I agree with other posts that there’s an ambiguity about ‘censorship’. But I took it to mean, should a particular ostensibly responsible company, say Facebook, remove content like this or leave it alone. Remove it, IMO, so I answered accordingly. There isn’t actually an issue in the US at least at this time whether the govt should or would try to remove it, they don’t and can’t. And also obviously just because major responsible companies remove it doesn’t mean it’s going to be 100% removed from the internet. That doesn’t itself answer for them the question whether they should remove it from their platform insofar as they can.
Let me just ask one thing. If it was members of your own family who were killed in that video, would you want the video to be public?
In theory I would. I’d be so angry that I’d want the world to see what these &$%#! gun laws had done to my child/spouse/sibling/parent/etc…but it’s hard to know how I’d really feel if that situation was my reality.

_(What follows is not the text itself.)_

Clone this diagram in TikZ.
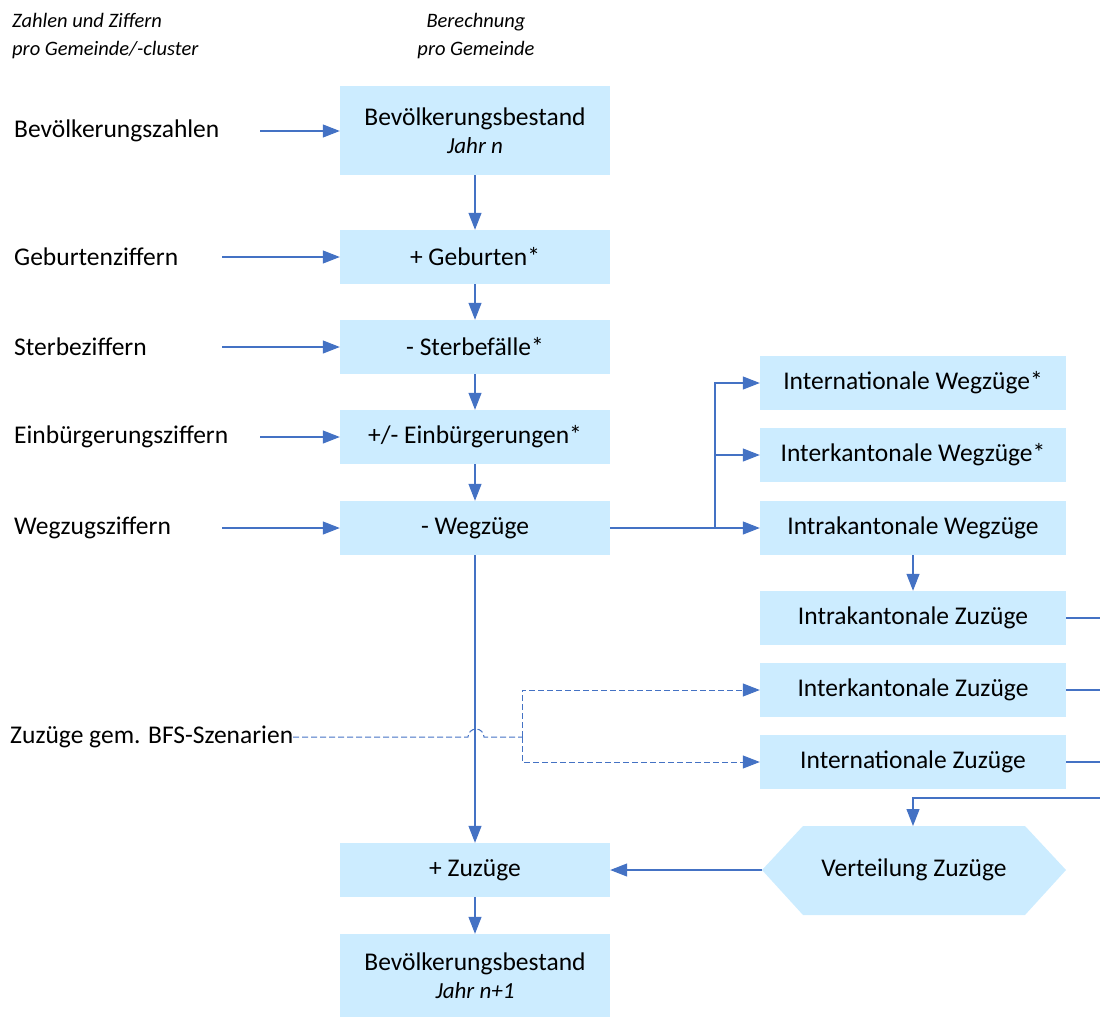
\documentclass[tikz,border=0pt]{standalone}
\usepackage{fontspec}
\setmainfont{Carlito}
\usetikzlibrary{arrows.meta}
\definecolor{boxblue}{HTML}{CCECFF}
\definecolor{lineblue}{HTML}{4472C4}
\newcommand\jahrfont{\fontsize{23}{25}\selectfont\itshape}
\begin{document}
\begin{tikzpicture}[x=1pt,y=-1pt,
  txt/.style={font=\fontsize{25.5}{29}\selectfont},
  box/.style={txt, fill=boxblue, minimum width=270pt, minimum height=54pt, inner sep=0pt, align=center},
  rbox/.style={box, minimum width=306pt},
  lab/.style={txt, anchor=west, inner sep=0pt},
  head/.style={font=\fontsize{20.5}{28}\selectfont\itshape, inner sep=0pt, anchor=north},
  line/.style={draw=lineblue, line width=1.2pt},
  conn/.style={line, -{Triangle[length=17pt,width=13pt]}},
  dline/.style={line, line width=1pt, dash pattern=on 6pt off 3pt},
  dconn/.style={dline, -{Triangle[length=17pt,width=13pt]}}
]
\useasboundingbox (0,0) rectangle (1100,1017);

% headers
\node[head, align=left, anchor=north west] (h1) at (12,13) {Zahlen und Ziffern\\pro Gemeinde/-cluster};
\node[head, align=center] (h2) at (476,13) {Berechnung\\pro Gemeinde};

% central column
\node[box, minimum height=89pt] (b0) at (475,130.5) {Bevölkerungsbestand\\[-1pt]{\jahrfont Jahr n}};
\node[box] (geb) at (475,257) {+ Geburten*};
\node[box] (ster) at (475,347) {- Sterbefälle*};
\node[box] (einb) at (475,437) {+/- Einbürgerungen*};
\node[box] (weg) at (475,528) {- Wegzüge};
\node[box] (zuz) at (475,870) {+ Zuzüge};
\node[box, minimum height=83pt] (b1) at (475,975.5) {Bevölkerungsbestand\\[-1pt]{\jahrfont Jahr n+1}};

% right column
\node[rbox] (iw) at (913,383) {Internationale Wegzüge*};
\node[rbox] (kw) at (913,455) {Interkantonale Wegzüge*};
\node[rbox] (aw) at (913,528) {Intrakantonale Wegzüge};
\node[rbox] (az) at (913,618) {Intrakantonale Zuzüge};
\node[rbox] (kz) at (913,690) {Interkantonale Zuzüge};
\node[rbox] (nz) at (913,762) {Internationale Zuzüge};
\fill[boxblue] (762,870) -- (803,826) -- (1025,826) -- (1066,870) -- (1025,915) -- (803,915) -- cycle;
\node[txt] (vz) at (914,870) {Verteilung Zuzüge};
\coordinate (hexW) at (762,870);
\coordinate (hexN) at (913,826);

% left labels
\node[lab] (l1) at (14,131) {Bevölkerungszahlen};
\node[lab] (l2) at (14,257) {Geburtenziffern};
\node[lab] (l3) at (14,347) {Sterbeziffern};
\node[lab] (l4) at (14,437) {Einbürgerungsziffern};
\node[lab] (l5) at (14,528) {Wegzugsziffern};
\node[lab] (l6) at (10,737) {Zuzüge gem. BFS-Szenarien};

\coordinate (s1) at (260,131);
\coordinate (s2) at (222,257);
\coordinate (s3) at (222,347);
\coordinate (s4) at (260,437);
\coordinate (s5) at (222,528);
\draw[conn] (s1) -- (b0.west |- s1);
\draw[conn] (s2) -- (geb.west);
\draw[conn] (s3) -- (ster.west);
\draw[conn] (s4) -- (einb.west);
\draw[conn] (s5) -- (weg.west);

% vertical flow
\draw[conn] (b0.south) -- (geb.north);
\draw[conn] (geb.south) -- (ster.north);
\draw[conn] (ster.south) -- (einb.north);
\draw[conn] (einb.south) -- (weg.north);
\draw[conn] (weg.south) -- (zuz.north);
\draw[conn] (zuz.south) -- (b1.north);

% Wegzuege branching
\coordinate (br) at (715,528);
\draw[line] (weg.east) -- (br);
\draw[conn] (br) |- (iw.west);
\draw[conn] (br) |- (kw.west);
\draw[conn] (br) -- (aw.west);
\draw[conn] (aw.south) -- (az.north);

% outgoing lines at right edge
\coordinate (e1) at (1100,618);
\coordinate (e2) at (1100,690);
\coordinate (e3) at (1100,762);
\coordinate (e4) at (1100,798);
\draw[line] (az.east) -- (e1);
\draw[line] (kz.east) -- (e2);
\draw[line] (nz.east) -- (e3);
\draw[conn] (e4) -| (hexN);
\draw[conn] (hexW) -- (zuz.east);

% dashed Zuzuege
\coordinate (zs) at (293,737);
\coordinate (dj) at (522,737);
\draw[dline] (zs) -- (468,737) arc (180:360:8) -- (dj);
\draw[dconn] (dj) |- (kz.west);
\draw[dconn] (dj) |- (nz.west);
\end{tikzpicture}
\end{document}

Terrible analogy, but I didn’t get into animal rescue/rights until I saw (on my tv) how factory farms mistreated animals. A picture paints a thousand words.
Of course without going through it I wouldn’t know for sure.

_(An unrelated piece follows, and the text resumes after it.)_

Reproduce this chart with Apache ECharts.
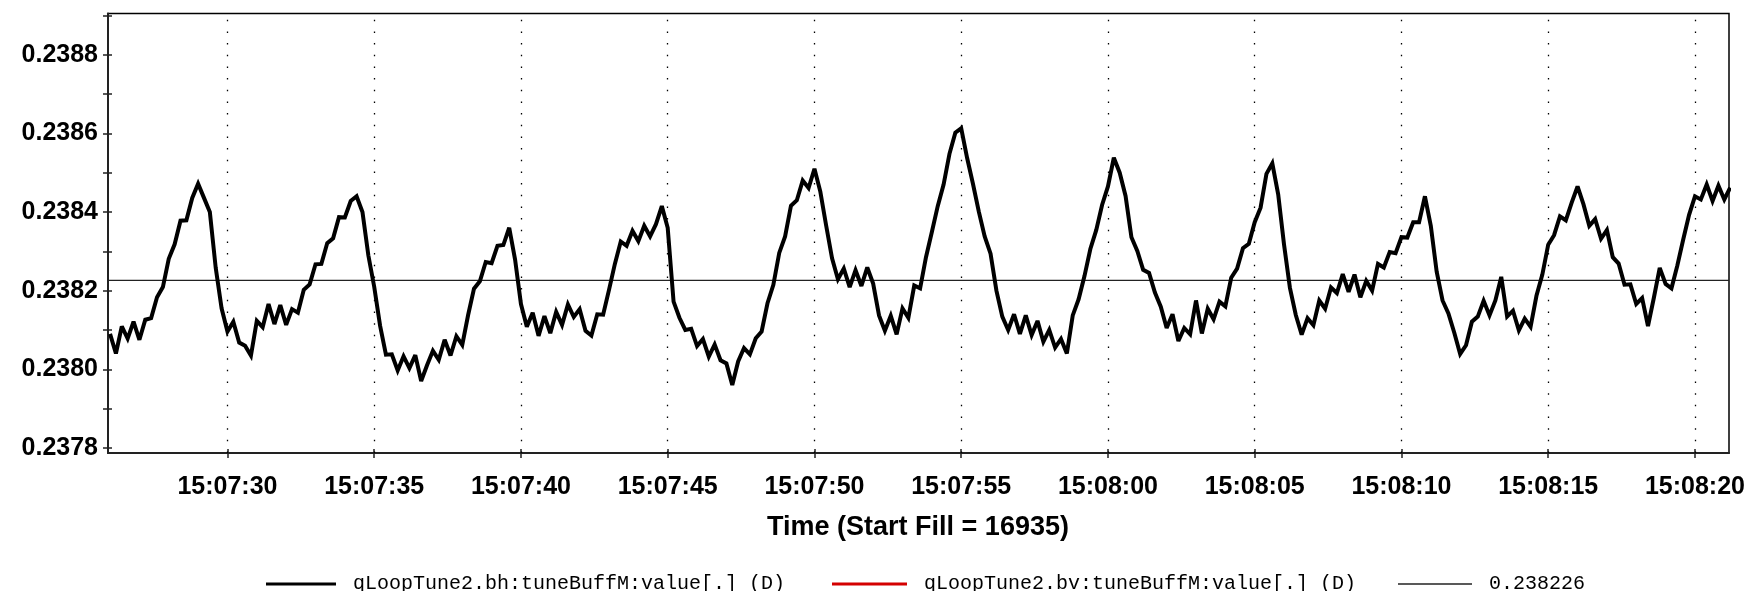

I wouldn’t want to see it myself. I would be happy if places like Facebook banned because I use that and I wouldn’t want it coming up on my feed. I think I would have more in my mind than worrying about if some random guy in Des Moines got to see it after he seeked it out. I think my opinion would be the same. Companies could ban it if they wanted to but the government shouldn’t get involved and it shouldn’t be criminalized.
There is video of one of my family members being murdered. Billions of people have watched it from multiple angles. I know people don’t think about 911 in the same way because you can’t see the bodies as they die but that’s how it is for a lot of people who lost loved ones.